Generally considered to be F. Scott Fitzgerald's finest novel, The Great Gatsby is a consummate summary of the "roaring twenties", and a devastating expose of the Jazz Age.
"Leaves the reader in a mood of chastened wonder . . . A revelation of life . . . A work of art." —Los Angeles Times
The most perfectly written book, comparable to Ulysses by James Joyce – was how Stephen Fry described The Great Gatsby.
If the Great Gatsby had gone through just one more rewrite, it would be a flawless and poetic novel depicting New York during the early 1920s. Gatsby comes alive on the page through Fitzgerald's masterful command of dialogue and character development.

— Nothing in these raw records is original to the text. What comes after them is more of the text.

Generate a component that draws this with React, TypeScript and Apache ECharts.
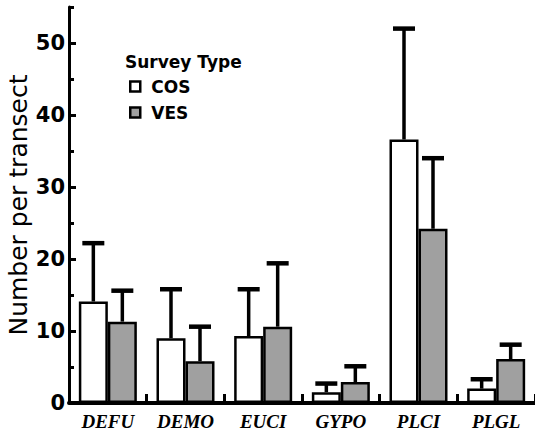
import React, { useEffect, useRef } from 'react';
import * as echarts from 'echarts';

const categories = ['DEFU', 'DEMO', 'EUCI', 'GYPO', 'PLCI', 'PLGL'];
const cosMean = [14.1, 9.0, 9.3, 1.5, 36.6, 2.0];
const cosUpper = [22.2, 15.8, 15.8, 2.7, 52.0, 3.3];
const vesMean = [11.3, 5.8, 10.6, 2.9, 24.2, 6.1];
const vesUpper = [15.6, 10.6, 19.4, 5.1, 34.0, 8.1];
const majorTicks = [0, 10, 20, 30, 40, 50];
const minorTicks = [5, 15, 25, 35, 45, 55];
const yMin = 0;
const yMax = 55;

const BAR_W = 29;

function errorSeries(name: string, means: number[], uppers: number[], offset: number) {
  return {
    name: name + ' error',
    type: 'custom',
    z: 5,
    silent: true,
    encode: { x: 0, y: [1, 2] },
    data: means.map((m, i) => [i, m, uppers[i]]),
    renderItem: (params: any, api: any) => {
      const idx = api.value(0);
      const top = api.coord([idx, api.value(1)]);
      const up = api.coord([idx, api.value(2)]);
      const x = top[0] + offset;
      return {
        type: 'group',
        children: [
          {
            type: 'line',
            shape: { x1: x, y1: top[1], x2: x, y2: up[1] },
            style: { stroke: '#000', lineWidth: 3.5 },
          },
          {
            type: 'line',
            shape: { x1: x - 11, y1: up[1], x2: x + 11, y2: up[1] },
            style: { stroke: '#000', lineWidth: 4.5 },
          },
        ],
      };
    },
  };
}

export default function App() {
  const ref = useRef<HTMLDivElement>(null);
  useEffect(() => {
    if (!ref.current) return;
    const chart = echarts.init(ref.current, undefined, { renderer: 'svg' });
    const option: any = {
      animation: false,
      backgroundColor: '#fff',
      grid: { left: 69, right: 0, top: 7, bottom: 32, containLabel: false, outerBoundsMode: 'none' },
      legend: {
        orient: 'vertical',
        left: 129,
        top: 78,
        padding: 0,
        itemGap: 9,
        itemWidth: 10,
        itemHeight: 10,
        icon: 'rect',
        textStyle: {
          fontFamily: 'DejaVu Sans',
          fontWeight: 'bold',
          fontSize: 17,
          color: '#000',
          padding: [0, 0, 0, 6],
        },
        data: [
          { name: 'COS', itemStyle: { color: '#fff', borderColor: '#000', borderWidth: 2.5 } },
          { name: 'VES', itemStyle: { color: '#a0a0a0', borderColor: '#000', borderWidth: 2.5 } },
        ],
      },
      graphic: [
        {
          type: 'text',
          left: 125,
          top: 53,
          style: {
            text: 'Survey Type',
            fontFamily: 'DejaVu Sans',
            fontWeight: 'bold',
            fontSize: 17,
            fill: '#000',
          },
        },
        {
          type: 'text',
          x: 18,
          y: 205,
          rotation: Math.PI / 2,
          style: {
            text: 'Number per transect',
            fontFamily: 'DejaVu Sans',
            fontSize: 25,
            fill: '#000',
            align: 'center',
            verticalAlign: 'middle',
          },
        },
      ],
      xAxis: {
        type: 'category',
        data: categories,
        axisLine: { show: true, lineStyle: { color: '#000', width: 4 } },
        axisTick: { show: true, inside: true, length: 9, interval: 0, lineStyle: { color: '#000', width: 3 } },
        axisLabel: {
          interval: 0,
          margin: 9,
          fontFamily: 'Liberation Serif',
          fontWeight: 'bold',
          fontStyle: 'italic',
          fontSize: 19,
          color: '#000',
        },
        splitLine: { show: false },
      },
      yAxis: [
        {
          type: 'value',
          min: yMin,
          max: yMax,
          interval: 10,
          axisLine: { show: true, onZero: false, lineStyle: { color: '#000', width: 3 } },
          axisTick: {
            show: true,
            inside: true,
            length: 7,
            customValues: majorTicks,
            lineStyle: { color: '#000', width: 3 },
          },
          axisLabel: {
            customValues: majorTicks,
            margin: 4,
            fontFamily: 'DejaVu Sans',
            fontWeight: 'bold',
            fontSize: 21,
            color: '#000',
            formatter: (v: number) => (v % 10 === 0 ? String(v) : ''),
          },
          splitLine: { show: false },
        },
        {
          type: 'value',
          min: yMin,
          max: yMax,
          interval: 5,
          position: 'left',
          axisLine: { show: false },
          axisTick: {
            show: true,
            inside: true,
            length: 5,
            customValues: minorTicks,
            lineStyle: { color: '#000', width: 3 },
          },
          axisLabel: { show: false },
          splitLine: { show: false },
        },
      ],
      series: [
        {
          name: 'COS',
          type: 'bar',
          data: cosMean,
          barWidth: BAR_W,
          barGap: '0%',
          itemStyle: { color: '#fff', borderColor: '#000', borderWidth: 2.5 },
        },
        {
          name: 'VES',
          type: 'bar',
          data: vesMean,
          barWidth: BAR_W,
          barGap: '0%',
          itemStyle: { color: '#a0a0a0', borderColor: '#000', borderWidth: 2.5 },
        },
        errorSeries('COS', cosMean, cosUpper, -BAR_W / 2),
        errorSeries('VES', vesMean, vesUpper, BAR_W / 2),
      ],
    };
    chart.setOption(option);
    return () => chart.dispose();
  }, []);
  return (
    <div
      ref={ref}
      style={{ position: 'fixed', left: 0, top: 0, width: 535, height: 435 }}
    />
  );
}
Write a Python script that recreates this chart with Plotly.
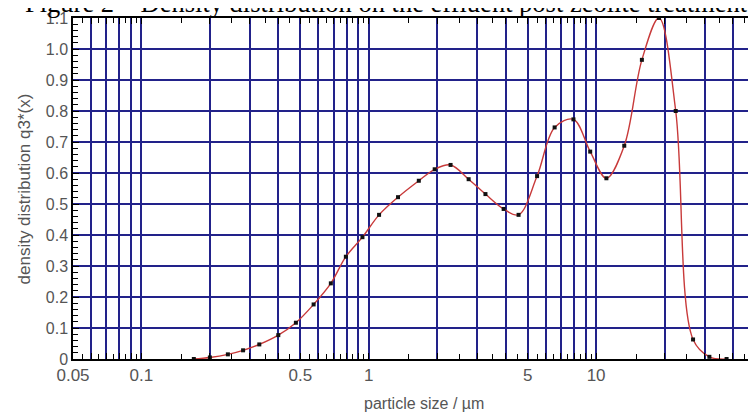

It's hard not to see a young 30 somethin Robert Redford, as Gatsby, a man who through out the story is living a tragedy of unrequited love, creating a life of lavish wealth and parties, in hopes to win her heart. - Amazon Reviewer
JAMES KING SAYS
I read it twice and am sure I will read it many more times, as there is so much to take from the story and the exquisitely crafted prose. Nick Carraway’s narration is intriguing. He lives next door to Jay Gatsby, and early on he is mesmerised by the string of lavish parties that are held in his next door neighbour’s house. It feels as though he is spying, until Gatsby invites him into his opulent world, where he observes, trying to keep his distance, until he too becomes an important part of the story. His passive, transparent nature, make him a good choice as narrator. And because he is a good listener, others confide in him and confess their secrets. Gradually, Gatsby trusts him, and, in his loneliness, he confides in Nick who is conflicted by his own and Gatsby’s lifestyle. Fitzgerald saw right through America in the 1920’s and wove his insight into a masterpiece, showing what a great writer, he was. He knew what a crazy world it was, and he made it accessible to the public, some of whom weren’t able to accept it. It showed what a great writer he was.